Bir insanın, her türlü kötülükten korunma, arınma ve huzura kavuşma imkanını kaybettiği zaman en büyük kayba uğramış olacağını vurgulayan Görmez, konuşmasını şöyle sürdürdü:



"Bir aile en büyük kaybı ne zaman yaşar. Bir aile iman kaynağı, erdem ve merhamet, şefkat okulu olmayı kaybettiği zaman en büyük kayba uğramış olur. Bir toplum ne zaman en büyük kayba uğrar. Bir toplumun fertleri birbirine karşı sevgiyi, saygıyı, merhameti, muhabbeti, kardeşliği, adaleti kaybettiği zaman en büyük kayba uğramış olur. Bir ümmet ne zaman en büyük kayba uğrar. Bir ümmet birbirine yabancılaştığı zaman, vahdetini kaybettiği zaman en büyük kayba uğramış olur. Peki bütün bunları ne zaman kaybeder? Namazı kaybettiği zaman."

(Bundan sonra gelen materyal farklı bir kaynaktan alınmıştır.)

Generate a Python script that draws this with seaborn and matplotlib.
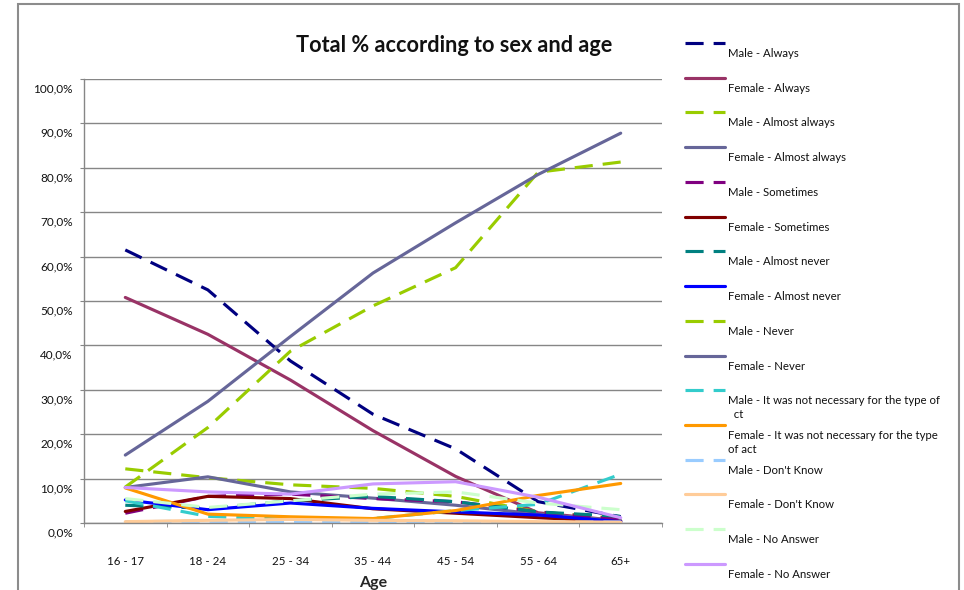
import numpy as np
import pandas as pd
import matplotlib
matplotlib.use("Agg")
import matplotlib.pyplot as plt
import matplotlib.transforms as mtransforms
from matplotlib.lines import Line2D
from matplotlib.patches import Rectangle
from matplotlib.ticker import FuncFormatter, FixedLocator
import seaborn as sns

# datos (porcentajes)
edades = ['16 - 17', '18 - 24', '25 - 34', '35 - 44', '45 - 54', '55 - 64', '65+']
y_ticks = [0, 10, 20, 30, 40, 50, 60, 70, 80, 90, 100]

male_always = [61.5, 52.5, 36.5, 24.5, 16.7, 4.8, 1.4]
female_always = [50.8, 42.5, 32.2, 20.8, 10.5, 2.3, 0.5]
male_almost_always = [12.2, 10.2, 8.6, 7.8, 6.0, 2.5, 1.0]
female_almost_always = [8.0, 10.4, 7.0, 5.6, 4.0, 2.0, 0.5]
male_sometimes = [2.2, 6.0, 6.5, 5.5, 4.8, 2.5, 0.8]
female_sometimes = [2.6, 6.0, 5.5, 3.2, 2.2, 1.2, 0.3]
male_almost_never = [4.0, 3.3, 5.0, 6.0, 4.8, 2.5, 1.5]
female_almost_never = [5.2, 3.0, 4.5, 3.3, 2.5, 1.8, 0.3]
male_never = [8.1, 21.5, 38.7, 48.9, 57.5, 79.0, 81.3]
female_never = [15.3, 27.4, 42.0, 56.3, 67.6, 78.5, 87.8]
male_no_necesario = [5.0, 1.5, 0.8, 1.0, 2.8, 4.2, 11.0]
female_no_necesario = [7.9, 2.0, 1.4, 1.0, 2.8, 6.2, 8.9]
male_no_sabe = [0.3, 0.4, 0.3, 0.3, 0.3, 0.2, 0.2]
female_no_sabe = [0.3, 0.6, 0.8, 0.6, 0.5, 0.3, 0.2]
male_no_responde = [5.5, 3.5, 5.0, 6.5, 7.0, 4.5, 3.0]
female_no_responde = [8.0, 7.0, 6.5, 8.8, 9.3, 5.8, 1.2]

nombres = ['Male - Always', 'Female - Always', 'Male - Almost always', 'Female - Almost always',
           'Male - Sometimes', 'Female - Sometimes', 'Male - Almost never', 'Female - Almost never',
           'Male - Never', 'Female - Never',
           'Male - It was not necessary for the type of\n  ct',
           'Female - It was not necessary for the type\nof act',
           "Male - Don't Know", "Female - Don't Know", 'Male - No Answer', 'Female - No Answer']
series = [male_always, female_always, male_almost_always, female_almost_always,
          male_sometimes, female_sometimes, male_almost_never, female_almost_never,
          male_never, female_never, male_no_necesario, female_no_necesario,
          male_no_sabe, female_no_sabe, male_no_responde, female_no_responde]
colores = ['#000080', '#993366', '#99CC00', '#666699', '#800080', '#800000', '#008080', '#0000FF',
           '#99CC00', '#666699', '#33CCCC', '#FF9900', '#99CCFF', '#FFCC99', '#CCFFCC', '#CC99FF']

sns.set_style("white")
plt.rcParams['font.family'] = ['Lato', 'DejaVu Sans']
plt.rcParams['text.color'] = '#111111'
plt.rcParams['xtick.color'] = '#111111'
plt.rcParams['ytick.color'] = '#111111'

W, H = 964, 590
fig = plt.figure(figsize=(W / 100, H / 100), dpi=100)
ax = fig.add_axes([84 / W, 1 - 523 / H, (662 - 84) / W, (523 - 79) / H])

dash = (0, (5.8, 3.2))
for i, (nombre, vals, col) in enumerate(zip(nombres, series, colores)):
    estilo = dash if i % 2 == 0 else '-'
    sns.lineplot(x=edades, y=vals, ax=ax, color=col, linewidth=2.25, linestyle=estilo, sort=False)

gris = '#868686'
ax.set_xlim(-0.5, len(edades) - 0.5)
ax.set_ylim(0, 100)
ax.yaxis.set_major_locator(FixedLocator(y_ticks))
ax.yaxis.set_major_formatter(FuncFormatter(lambda v, p: f"{v:.1f}%".replace('.', ',')))
ax.grid(axis='y', color=gris, linewidth=1)
ax.grid(axis='x', visible=False)
for s in ['top', 'right']:
    ax.spines[s].set_visible(False)
for s in ['left', 'bottom']:
    ax.spines[s].set_color(gris)
    ax.spines[s].set_linewidth(1)
ax.tick_params(axis='y', length=3, color=gris, labelsize=8.5, pad=5, left=True)
ax.set_xticks(range(len(edades)))
ax.set_xticklabels(edades)
ax.set_xticks(np.arange(-0.5, len(edades), 1), minor=True)
ax.tick_params(axis='x', which='major', length=0, labelsize=8.3, pad=24)
ax.tick_params(axis='x', which='minor', length=3, color=gris, bottom=True)
ax.set_ylabel('')
ax.set_xlabel('Age', fontsize=11.5, fontweight='bold', labelpad=6)

# etiquetas del eje y desplazadas hacia abajo como en Excel
off = mtransforms.ScaledTranslation(0, -9 / 100, fig.dpi_scale_trans)
for lbl in ax.get_yticklabels():
    lbl.set_transform(lbl.get_transform() + off)

fig.text(454 / W, 1 - 45 / H, 'Total % according to sex and age', ha='center', va='center',
         fontsize=15.6, fontweight='bold')

# leyenda dibujada a mano (texto debajo del simbolo)
for i, (nombre, col) in enumerate(zip(nombres, colores)):
    yh = 1 - (43 + i * 34.73) / H
    estilo = dash if i % 2 == 0 else '-'
    fig.add_artist(Line2D([685 / W, 725 / W], [yh, yh], color=col, linewidth=2.25, linestyle=estilo))
    fig.text(728 / W, yh - 5 / H, nombre, ha='left', va='top', fontsize=8.2,
             linespacing=1.35)

# borde del area del grafico
fig.add_artist(Rectangle((18 / W, -0.05), (959 - 18) / W, 1.05 - 4 / H, fill=False,
                         edgecolor='#8c8c8c', linewidth=1.5, transform=fig.transFigure))

fig.savefig('out.png', dpi=100)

"Namazı ikame etmek yeryüzüne merhameti ikame etmektir"

Görmez, namazı ikame etmenin, hakkı, adaleti ve merhameti ikame etmek olduğunu söyledi.



"Eğer bir mümin hakkı ve adaleti, sabrı ve merhameti ikame edemiyorsa, adaleti ayağa kaldırmıyorsa o zaman 'namaz kılıyor' demek değildir. Namazı ikame etmiş sayılmaz" diyen Görmez, namazın her hükmünün, namazdaki her hareketin insanları aynı zamanda her türlü kötülükten alıkoyan büyük bir ders olduğunu dile getirdi.



Görmez, dün Ankara'daki katliamdan sonra bu topraklarda yaşayan herkesin kendi şahsını, kalbini, zihnini ve ilişkilerini yeniden gözden geçirmek mecburiyetinde olduğunu ifade ederek, "Her türlü kutuplaşmayı bir tarafa bırakarak kardeşlerimize kalplerimizi, gönüllerimizi açarak bütün milletimiz üzerinde, yeryüzündeki bütün mazlumların tarih boyunca umudu olmuş milletimiz üzerinde oynanan bütün oyunları bertaraf etmenin en güzel yolu, her türlü ayrılığı ve gayrılığı bir tarafa bırakmaktır. Bir ahlak ve hukuk çerçevesinde kardeşlik misakımızı yenilemektir. Birbirimize karşı şefkati, sevgiyi ve merhameti yenilemektir" şeklinde konuştu.



Program ilahi ve dualarla sona erdi.